• [DATA EXCERPT]:
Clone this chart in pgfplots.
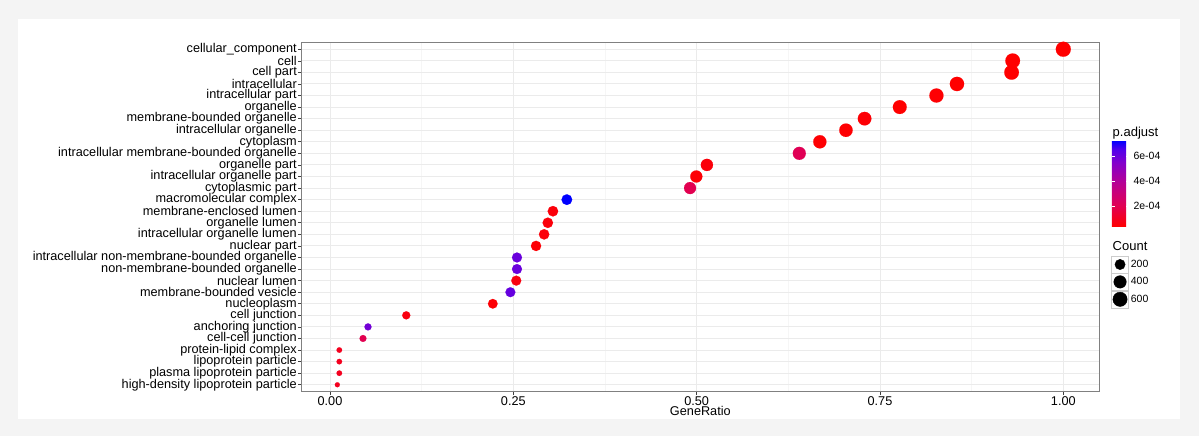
\documentclass[border=0pt]{standalone}
\usepackage{fontspec}
\setmainfont{Liberation Sans}
\usepackage{pgfplots}
\usepackage{pgfplotstable}
\pgfplotsset{compat=1.18}

% GO cellular component enrichment: y index (30 = top row), GeneRatio, Count, p.adjust
\pgfplotstableread{
y  ratio   count padj
30 1.0000  700   4.0e-5
29 0.9310  652   4.0e-5
28 0.9295  651   4.0e-5
27 0.8550  599   4.0e-5
26 0.8270  579   4.5e-5
25 0.7770  544   4.0e-5
24 0.7290  510   5.0e-5
23 0.7036  493   4.5e-5
22 0.6680  468   4.5e-5
21 0.6400  448   2.1e-4
20 0.5140  360   6.0e-5
19 0.4995  350   5.0e-5
18 0.4910  344   2.0e-4
17 0.3230  226   7.2e-4
16 0.3040  213   6.0e-5
15 0.2970  208   6.0e-5
14 0.2920  204   6.0e-5
13 0.2810  197   5.0e-5
12 0.2550  179   6.0e-4
11 0.2550  179   6.0e-4
10 0.2540  178   7.0e-5
9  0.2460  172   6.1e-4
8  0.2220  155   5.0e-5
7  0.1040  73    7.0e-5
6  0.0518  36    5.8e-4
5  0.0450  32    2.0e-4
4  0.0127  9     1.0e-4
3  0.0127  9     1.0e-4
2  0.0127  9     1.0e-4
1  0.0100  7     1.0e-4
}\gotable

\definecolor{bggray}{HTML}{F4F4F4}
\definecolor{gridmaj}{HTML}{EBEBEB}
\definecolor{gridmin}{HTML}{F6F6F6}

\begin{document}
\begin{tikzpicture}
\useasboundingbox (0,0) rectangle (1199pt,436pt);
\fill[bggray] (0,0) rectangle (1199pt,436pt);
\fill[white] (18pt,17pt) rectangle (1180pt,417pt);

\begin{axis}[
    at={(301.7pt,44.3pt)}, anchor=south west,
    scale only axis, width=797.3pt, height=349.4pt,
    xmin=-0.0386, xmax=1.0487, ymin=0.4, ymax=30.6,
    xtick={0,0.25,0.5,0.75,1},
    xticklabels={0.00,0.25,0.50,0.75,1.00},
    minor xtick={0.125,0.375,0.625,0.875},
    ytick={1,...,30},
    yticklabels={high-density lipoprotein particle, plasma lipoprotein particle,
        lipoprotein particle, protein-lipid complex, cell-cell junction,
        anchoring junction, cell junction, nucleoplasm, membrane-bounded vesicle,
        nuclear lumen, non-membrane-bounded organelle,
        intracellular non-membrane-bounded organelle, nuclear part,
        intracellular organelle lumen, organelle lumen, membrane-enclosed lumen,
        macromolecular complex, cytoplasmic part, intracellular organelle part,
        organelle part, intracellular membrane-bounded organelle, cytoplasm,
        intracellular organelle, membrane-bounded organelle, organelle,
        intracellular part, intracellular, cell part, cell, cellular\_component},
    ticklabel style={font=\fontsize{12.7}{13}\selectfont, black},
    yticklabel style={inner sep=1.2pt},
    xticklabel style={inner sep=1pt},
    xtick pos=left, ytick pos=left,
    tick align=outside, major tick length=3.5pt, minor tick length=0pt,
    tick style={black!75, line width=0.6pt},
    grid=both,
    major grid style={gridmaj, line width=0.9pt},
    minor grid style={gridmin, line width=0.7pt},
    axis line style={black!50, line width=0.8pt},
    xlabel={GeneRatio},
    xlabel style={font=\fontsize{12.7}{13}\selectfont, inner sep=0pt, yshift=0pt},
    colormap={rb}{rgb255(0)=(255,0,0) rgb255(5)=(224,0,85) rgb255(10)=(185,0,145)
        rgb255(15)=(130,0,205) rgb255(18)=(80,0,235) rgb255(20)=(0,0,255)},
    point meta min=3.9e-5, point meta max=7.2e-4,
    colorbar,
    colorbar style={
        at={(parent axis.north east)},
        anchor=north west,
        xshift=4.3pt, yshift=-98.4pt,
        scale only axis, width=18pt, height=86pt,
        scaled y ticks=false,
        ytick={2e-4,4e-4,6e-4},
        yticklabels={2e-04,4e-04,6e-04},
        yticklabel style={font=\fontsize{10.5}{11}\selectfont, black, inner sep=1pt, xshift=2.5pt},
        axis line style={draw=none},
        ytick pos=both, yticklabel pos=right,
        tick align=inside, major tick length=3.5pt,
        major tick style={white, line width=0.6pt},
    },
    legend style={
        at={(1.0151,0.3898)}, anchor=north west,
        draw=none, fill=none, inner sep=0pt, row sep=-0.2pt, column sep=2pt,
        nodes={inner sep=0pt, font=\fontsize{10.5}{11}\selectfont},
    },
    legend cell align=left,
]
\addplot[scatter, only marks, mark=*, forget plot,
    scatter src=explicit,
    scatter/use mapped color={draw=mapped color, fill=mapped color},
    mark options={line width=0.1pt},
    visualization depends on={2.5+5*sqrt((\thisrow{count}-7)/693) \as \rad},
    scatter/@pre marker code/.append style={/tikz/mark size=\rad pt},
] table[x=ratio, y=y, meta=padj] {\gotable};

\addlegendimage{legend image code/.code={
    \draw[black!20, fill=white, line width=0.6pt] (-8.5pt,-8.5pt) rectangle (8.5pt,8.5pt);
    \fill[black] (0pt,0pt) circle[radius=5.15pt];}}
\addlegendentry{200}
\addlegendimage{legend image code/.code={
    \draw[black!20, fill=white, line width=0.6pt] (-8.5pt,-8.5pt) rectangle (8.5pt,8.5pt);
    \fill[black] (0pt,0pt) circle[radius=6.25pt];}}
\addlegendentry{400}
\addlegendimage{legend image code/.code={
    \draw[black!20, fill=white, line width=0.6pt] (-8.5pt,-8.5pt) rectangle (8.5pt,8.5pt);
    \fill[black] (0pt,0pt) circle[radius=7.15pt];}}
\addlegendentry{600}
\end{axis}

\node[anchor=west, inner sep=0pt, font=\fontsize{13}{14}\selectfont] at (1112.5pt,303pt) {p.adjust};
\node[anchor=west, inner sep=0pt, font=\fontsize{13}{14}\selectfont] at (1112.5pt,190.3pt) {Count};
\end{tikzpicture}
\end{document}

• [WHAT IS NEEDED]: From the first line of the listing above, repeat every line through the one holding "(18pt,17pt) rectangle (1180pt,417pt);". Both ends count, and pictures stay out.

• [SOLUTION FOR THIS EXERCISE]:
Clone this chart in pgfplots.
\documentclass[border=0pt]{standalone}
\usepackage{fontspec}
\setmainfont{Liberation Sans}
\usepackage{pgfplots}
\usepackage{pgfplotstable}
\pgfplotsset{compat=1.18}

% GO cellular component enrichment: y index (30 = top row), GeneRatio, Count, p.adjust
\pgfplotstableread{
y  ratio   count padj
30 1.0000  700   4.0e-5
29 0.9310  652   4.0e-5
28 0.9295  651   4.0e-5
27 0.8550  599   4.0e-5
26 0.8270  579   4.5e-5
25 0.7770  544   4.0e-5
24 0.7290  510   5.0e-5
23 0.7036  493   4.5e-5
22 0.6680  468   4.5e-5
21 0.6400  448   2.1e-4
20 0.5140  360   6.0e-5
19 0.4995  350   5.0e-5
18 0.4910  344   2.0e-4
17 0.3230  226   7.2e-4
16 0.3040  213   6.0e-5
15 0.2970  208   6.0e-5
14 0.2920  204   6.0e-5
13 0.2810  197   5.0e-5
12 0.2550  179   6.0e-4
11 0.2550  179   6.0e-4
10 0.2540  178   7.0e-5
9  0.2460  172   6.1e-4
8  0.2220  155   5.0e-5
7  0.1040  73    7.0e-5
6  0.0518  36    5.8e-4
5  0.0450  32    2.0e-4
4  0.0127  9     1.0e-4
3  0.0127  9     1.0e-4
2  0.0127  9     1.0e-4
1  0.0100  7     1.0e-4
}\gotable

\definecolor{bggray}{HTML}{F4F4F4}
\definecolor{gridmaj}{HTML}{EBEBEB}
\definecolor{gridmin}{HTML}{F6F6F6}

\begin{document}
\begin{tikzpicture}
\useasboundingbox (0,0) rectangle (1199pt,436pt);
\fill[bggray] (0,0) rectangle (1199pt,436pt);
\fill[white] (18pt,17pt) rectangle (1180pt,417pt);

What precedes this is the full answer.